Citando o depoimento de um antigo agente da inteligência uruguaia, a família de Goulart alega que ele não morreu de um ataque cardíaco, aos 58 anos em seu exílio na Argentina, como foi reportado em 1976, mas sim envenenado por agentes envolvidos na Operação Condor, uma campanha conjunta das ditaduras militares sul-americanas, nas décadas de 70 e 80, para o sequestro e assassinato de políticos dissidentes.

"Tudo nos leva a crer que ele tenha sido assassinado", diz João Vicente Goulart, 56, empresário e filho do presidente. "Tudo que precisamos é de provas".

A Comissão da Verdade, que está examinando os abusos da longa ditadura brasileira, está se preparando para exumar Goulart; a decisão conta com o apoio até daqueles que não acreditam que ele tenha sido envenenado.

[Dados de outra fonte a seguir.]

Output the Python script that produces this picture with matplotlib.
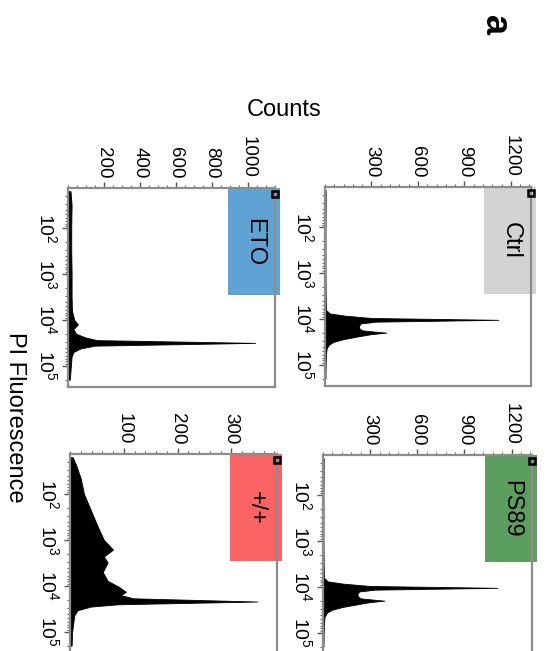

"Os restos dele devem ser examinados, nem que apenas para pôr fim às teorias da conspiração e permitir que descanse em paz", diz Iberê Athayde Teixeira, escritor de São Borja, a cidade em que Goulart está enterrado, no sul do Brasil.

Ecoando nas recentes experiências chilenas, algumas das novas exumações brasileiras, embora tenham raízes em uma história política disputada, têm caráter distinto de operações semelhantes realizadas no passado.

"Este é um regime democrático que por fim, e já não era sem tempo, está tentando encarar seu passado", diz Kenneth Maxwell, historiador britânico e colunista do jornal "Folha de S. Paulo". "O objetivo não é a criação de mitos, mas uma tentativa de revelar um passado que foi ocasionalmente muito feio".